* start Data block *

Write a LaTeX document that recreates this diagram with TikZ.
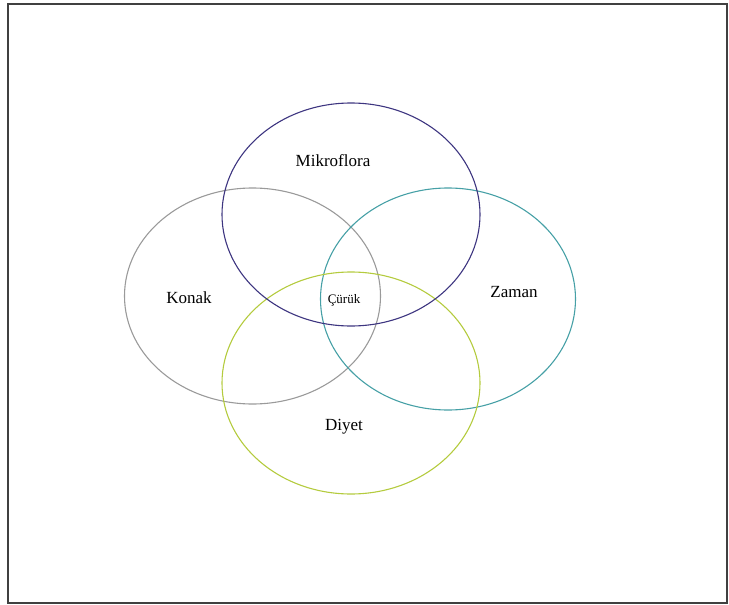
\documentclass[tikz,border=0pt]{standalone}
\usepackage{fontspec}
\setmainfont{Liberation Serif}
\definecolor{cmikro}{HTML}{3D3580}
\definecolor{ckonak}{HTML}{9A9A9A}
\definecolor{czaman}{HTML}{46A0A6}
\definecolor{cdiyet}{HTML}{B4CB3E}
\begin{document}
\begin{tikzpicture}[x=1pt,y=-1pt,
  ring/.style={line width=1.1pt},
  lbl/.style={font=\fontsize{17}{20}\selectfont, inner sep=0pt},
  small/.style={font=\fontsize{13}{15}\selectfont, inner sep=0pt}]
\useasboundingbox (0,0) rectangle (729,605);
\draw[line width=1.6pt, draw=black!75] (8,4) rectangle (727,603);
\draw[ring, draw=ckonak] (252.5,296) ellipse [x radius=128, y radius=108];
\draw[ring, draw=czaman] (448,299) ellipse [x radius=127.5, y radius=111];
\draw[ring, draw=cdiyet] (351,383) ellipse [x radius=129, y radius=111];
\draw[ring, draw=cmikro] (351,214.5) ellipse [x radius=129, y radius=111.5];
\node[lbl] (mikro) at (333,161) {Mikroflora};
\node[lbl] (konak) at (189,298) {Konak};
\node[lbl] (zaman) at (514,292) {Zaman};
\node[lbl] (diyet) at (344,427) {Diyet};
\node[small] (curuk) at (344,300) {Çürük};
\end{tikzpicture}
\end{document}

* end Data block *

What the task requires: All of the lines above should be retyped precisely, apart from the pictures.

Written reply:
Write a LaTeX document that recreates this diagram with TikZ.
\documentclass[tikz,border=0pt]{standalone}
\usepackage{fontspec}
\setmainfont{Liberation Serif}
\definecolor{cmikro}{HTML}{3D3580}
\definecolor{ckonak}{HTML}{9A9A9A}
\definecolor{czaman}{HTML}{46A0A6}
\definecolor{cdiyet}{HTML}{B4CB3E}
\begin{document}
\begin{tikzpicture}[x=1pt,y=-1pt,
  ring/.style={line width=1.1pt},
  lbl/.style={font=\fontsize{17}{20}\selectfont, inner sep=0pt},
  small/.style={font=\fontsize{13}{15}\selectfont, inner sep=0pt}]
\useasboundingbox (0,0) rectangle (729,605);
\draw[line width=1.6pt, draw=black!75] (8,4) rectangle (727,603);
\draw[ring, draw=ckonak] (252.5,296) ellipse [x radius=128, y radius=108];
\draw[ring, draw=czaman] (448,299) ellipse [x radius=127.5, y radius=111];
\draw[ring, draw=cdiyet] (351,383) ellipse [x radius=129, y radius=111];
\draw[ring, draw=cmikro] (351,214.5) ellipse [x radius=129, y radius=111.5];
\node[lbl] (mikro) at (333,161) {Mikroflora};
\node[lbl] (konak) at (189,298) {Konak};
\node[lbl] (zaman) at (514,292) {Zaman};
\node[lbl] (diyet) at (344,427) {Diyet};
\node[small] (curuk) at (344,300) {Çürük};
\end{tikzpicture}
\end{document}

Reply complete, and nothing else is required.